ALBUM: Salad Days
ARTIST: Mac DeMarco
Increasing in popularity with his charming gap tooth smile and a lingering stench of insouciance, Mac DeMarco is not an artist who is quite frankly concerned about chart topping or making an album concerning the thoughts of indie pop perfection. DeMarco is an artist trying to make his music: authentic Mac DeMarco tunes. And this is why people love him. This is why the crowds at his concerts are expanding and more of the public is becoming interested. With his third album, Salad Days, Mac DeMarco has compiled a list of songs that fit his comical lethargic vibes. The sound still truly speaks to his signature aesthetic with wonky guitar bits and dizzying synth parts, but also the content is more personal. The audience is starting to see views of DeMarco that are new and individual, only adding to the appeal of his new album as the listener feels like he or she is experiencing something that was not written for their ear, yet is accessible simultaneously.
There are no ironic ballads about cigarettes on Salad Days, but songs that are homier. Songs about DeMarco’s girlfriend and his fear of getting old and growing up. Songs about treating a girl right. Songs about losing a part of yourself. Songs about freemasonry. There is a plethora of topics that Mac covers that is not only understandable and honest, but also simplistically sage. They are songs written about things that every person should relate to in a way that either (1) they have thought about or (2) is a common sensical notion that society should live by. The lyrics are pretty basic and blunt, but that is what makes them sort of brilliant. Mac DeMarco is not precisely a poet, but he’s an honest man who makes music that is easy to listen to. “Blue Boy” and “Salad Days” are tracks that almost every working American who has aged can understand. The contrast of the life struggle and anxious thoughts in these tracks against DeMarco’s soft and airy production is awesome too. One does not realize the honesty that he has put into the track until one reads the lyrics. Mac DeMarco creates this juxtaposition of insecure maturities against peculiar psychedelic and dreamy production. It is as if they are subliminal messages, but they’re not: his songs are created not to cause anxiety or for us to feel sympathy for him, his tunes are written for himself. This is an admirable aspect of Salad Days.

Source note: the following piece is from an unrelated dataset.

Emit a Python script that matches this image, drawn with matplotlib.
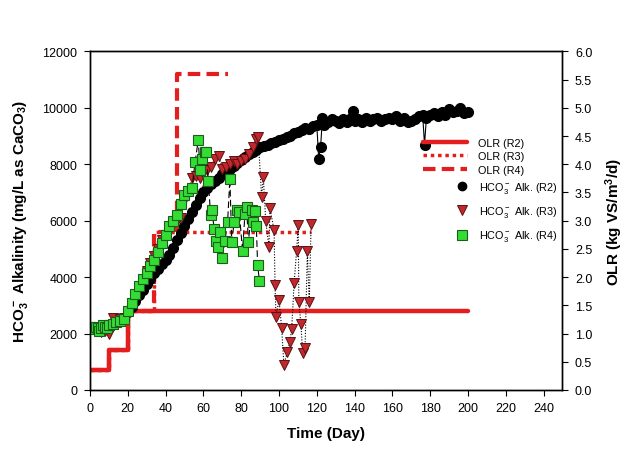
import matplotlib
matplotlib.use("Agg")
import matplotlib.pyplot as plt
from matplotlib.lines import Line2D
import numpy as np

plt.rcParams.update(
    {
        "font.family": ["Liberation Sans", "DejaVu Sans"],
        "mathtext.default": "regular",
        "axes.linewidth": 1.0,
    }
)

# OLR steps (kg VS/m3/d)
olr_r2_day = [0, 10, 20, 200]
olr_r2 = [0.35, 0.7, 1.4, 1.4]
olr_r3_day = [0, 10, 20, 34, 117]
olr_r3 = [0.35, 0.7, 1.4, 2.8, 2.8]
olr_r4_day = [0, 10, 20, 34, 46, 73]
olr_r4 = [0.35, 0.7, 1.4, 2.8, 5.6, 5.6]

# HCO3- alkalinity, R2
r2_day = [0, 2, 4, 6, 8, 10, 12, 14, 16, 18, 20, 22, 24, 26, 28, 30, 32, 34, 36, 38,
          40, 42, 44, 46, 48, 50, 52, 54, 56, 58, 60, 62, 64, 66, 68, 70, 72, 74, 76, 78,
          80, 82, 84, 86, 88, 90, 92, 94, 96, 98, 100, 102, 104, 106, 108, 110, 112, 114,
          116, 118, 120, 121, 122, 123, 124, 126, 128, 130, 132, 134, 136, 138, 139, 140,
          142, 144, 146, 148, 150, 152, 154, 156, 158, 160, 162, 164, 166, 168, 170, 172,
          174, 176, 177, 178, 180, 182, 184, 186, 188, 190, 192, 194, 196, 198, 200]
r2_alk = [2200, 2250, 2150, 2200, 2250, 2300, 2350, 2400, 2450, 2550, 2750, 2950, 3150,
          3350, 3550, 3750, 3950, 4150, 4300, 4450, 4600, 4800, 5050, 5300, 5550, 5800,
          6050, 6300, 6550, 6800, 7000, 7150, 7300, 7400, 7500, 7650, 7750, 7850, 7950,
          8050, 8150, 8250, 8350, 8450, 8500, 8600, 8650, 8700, 8750, 8800, 8850, 8900,
          8950, 9000, 9100, 9150, 9200, 9300, 9250, 9350, 9400, 8200, 8600, 9650, 9400,
          9500, 9600, 9550, 9450, 9600, 9500, 9650, 9900, 9550, 9600, 9500, 9650, 9550,
          9600, 9650, 9550, 9600, 9650, 9600, 9700, 9550, 9650, 9500, 9550, 9600, 9700,
          9750, 8700, 9650, 9750, 9800, 9700, 9850, 9750, 9950, 9850, 9900, 10000, 9800,
          9850]

# HCO3- alkalinity, R3
r3_day = [0, 2, 4, 6, 8, 10, 12, 14, 16, 18, 20, 22, 24, 26, 28, 30, 32, 34, 36, 38,
          40, 42, 44, 46, 48, 50, 52, 54, 56, 58, 60, 62, 64, 66, 68, 70, 72, 74, 76, 78,
          80, 82, 84, 86, 88, 89, 90.8, 91.7, 93, 94.7, 95.2, 97.4, 97.9, 98.4, 100,
          101.4, 102.6, 104.4, 105.8, 106.7, 108, 109.3, 110.2, 110.5, 111.6, 112.5,
          113.8, 115, 116, 117]
r3_alk = [2200, 2150, 2100, 2050, 2100, 2000, 2550, 2350, 2500, 2550, 2700, 3000, 3300,
          3600, 3900, 4200, 4500, 4750, 5000, 5300, 5500, 5700, 5900, 6000, 6100, 6700,
          7000, 7500, 7600, 7500, 7700, 7800, 7900, 8200, 8300, 7850, 7900, 8000, 8100,
          8000, 8100, 8200, 8350, 8600, 8900, 8950, 6830, 7540, 5980, 5060, 6450, 5670,
          3720, 2600, 3200, 2200, 900, 1330, 1710, 2160, 3780, 4920, 5850, 3110, 2340,
          1310, 1490, 4920, 3110, 5870]

# HCO3- alkalinity, R4
r4_day = [0, 1, 2, 3, 4, 5, 6, 7, 8, 9, 10, 12, 14, 16, 18, 20, 22, 24, 26, 28, 30, 32,
          34, 36, 38, 40, 42, 44, 46, 48, 50, 52, 54, 55.6, 57.3, 58.2, 59, 60.8, 61.5,
          62.6, 63.8, 64.5, 65.7, 66.5, 67.5, 68.8, 70, 71.4, 72.8, 74, 75, 76.3, 77.6,
          79, 80.7, 82, 82.9, 83.8, 85.5, 86, 87.3, 88, 88.7, 89.6]
r4_alk = [2250, 2200, 2150, 2250, 2200, 2100, 2200, 2300, 2250, 2200, 2300, 2350, 2400,
          2450, 2500, 2800, 3100, 3400, 3700, 3950, 4150, 4400, 4600, 4900, 5200, 5500,
          5800, 6000, 6200, 6600, 6900, 7050, 7150, 8090, 8860, 7800, 8190, 8430, 8440,
          7420, 6200, 6390, 5710, 5290, 5060, 5590, 4690, 5290, 5940, 7480, 5260, 5940,
          6390, 6300, 4940, 6240, 6470, 5240, 6390, 5940, 6330, 5820, 4430, 3880]

olr_red = "#e41e1e"

fig = plt.figure(figsize=(6.28, 4.52), dpi=100)
ax = fig.add_axes([0.1433, 0.135, 0.7524, 0.749])
ax2 = ax.twinx()
ax.set_zorder(ax2.get_zorder() + 1)
ax.patch.set_visible(False)

ln_r3, = ax2.plot(olr_r3_day, olr_r3, drawstyle="steps-post", color=olr_red,
                  linewidth=2.5, linestyle=(0, (1, 1.1)))
ln_r4, = ax2.plot(olr_r4_day, olr_r4, drawstyle="steps-post", color=olr_red,
                  linewidth=3, linestyle=(0, (3, 1.5)))
ln_r2, = ax2.plot(olr_r2_day, olr_r2, drawstyle="steps-post", color=olr_red,
                  linewidth=3.2, solid_capstyle="round")

ax.plot(r2_day, r2_alk, color="black", linewidth=0.8, marker="o", markersize=7,
        markerfacecolor="black", markeredgecolor="black")
ax.plot(r3_day, r3_alk, color="black", linewidth=0.8, linestyle=(0, (1, 1.5)),
        marker="v", markersize=7, markerfacecolor="#c1272d",
        markeredgecolor="#5a1212", markeredgewidth=0.7)
ax.plot(r4_day, r4_alk, color="black", linewidth=0.8, linestyle=(0, (6, 3)),
        marker="s", markersize=6.5, markerfacecolor="#33dd33",
        markeredgecolor="#1d5c1d", markeredgewidth=0.8)

ax.set_xlim(0, 250)
ax.set_ylim(0, 12000)
ax2.set_ylim(0, 6)
ax.set_xticks(np.arange(0, 241, 20))
ax.set_yticks(np.arange(0, 12001, 2000))
ax2.set_yticks(np.arange(0, 6.01, 0.5))
ax2.set_yticklabels([f"{v:.1f}" for v in np.arange(0, 6.01, 0.5)])

for a in (ax, ax2):
    a.tick_params(direction="out", length=4, width=0.8, labelsize=9, pad=5)

ax.set_xlabel("Time (Day)", fontsize=11, fontweight="bold", labelpad=8)
ax.set_ylabel("HCO$_3^-$ Alkalinity (mg/L as CaCO$_3$)", fontsize=11,
              fontweight="bold", labelpad=9)
ax2.set_ylabel("OLR (kg VS/m$^3$/d)", fontsize=11, fontweight="bold", labelpad=8)

leg1 = ax.legend([ln_r2, ln_r3, ln_r4], ["OLR (R2)", "OLR (R3)", "OLR (R4)"],
                 loc="upper left", bbox_to_anchor=(423 / 628, 1 - 139 / 452),
                 bbox_transform=fig.transFigure, frameon=False, fontsize=7.8,
                 handlelength=4.1, handletextpad=1.0, labelspacing=0.3,
                 borderpad=0, borderaxespad=0)
ax.add_artist(leg1)

mk_handles = [
    Line2D([], [], linestyle="none", marker="o", markersize=6, color="black"),
    Line2D([], [], linestyle="none", marker="v", markersize=7,
           markerfacecolor="#c1272d", markeredgecolor="#5a1212", markeredgewidth=0.7),
    Line2D([], [], linestyle="none", marker="s", markersize=6.5,
           markerfacecolor="#33dd33", markeredgecolor="#1d5c1d", markeredgewidth=0.8),
]
ax.legend(mk_handles,
          ["HCO$_3^-$ Alk. (R2)", "HCO$_3^-$ Alk. (R3)", "HCO$_3^-$ Alk. (R4)"],
          loc="upper left", bbox_to_anchor=(455 / 628, 1 - 181 / 452),
          bbox_transform=fig.transFigure, frameon=False, fontsize=7.8,
          handlelength=1.2, handletextpad=1.0, labelspacing=0.85,
          borderpad=0, borderaxespad=0)

fig.savefig("out.png", dpi=100)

Some interesting aspects to look for in the album are tracks such as “Let My Baby Stay,” and “Chamber of Reflection.” The former is a beautiful song written for DeMarco’s longtime girlfriend McNally. It oozes pathos and romanticism but not to a cliché or cheesy realm. The innocent track lets the audience see Mac’s softer side and is most likely in regards to McNally’s visa stresses. The couple is originally from Canada and experienced international troubles this past year. Referencing the lyrics, “please don’t take my baby away, let my baby stay,” is not only a very real fear of deportation, but also a romantic coo for troubled love. “Chamber of Reflection,” however, is a bit of the opposite as it discusses a piece of ritual from freemasonry. It is when one is placed in a room before initiation to reflect on the man that he was and look forward to renewal. It is a peculiar topic to pinpoint, but even if one was unaware of the songs origin, the track is also an applicable song about understanding oneself. Mac DeMarco has the intriguing ability of crafting music that has such a specific or personal origin, with no intention for other than him that ends up to be enjoyable and accessible.
Mac DeMarco exposes himself in a new light on this album, but with the same production aesthetic that is, most of the time, a brilliant combination. DeMarco portrays himself as just an average guy with a guitar and a cigarette making music: simplicity that makes chill and indisputably agreeable vibes.
“Perfectionist? That’s something I am not. Fuck that.”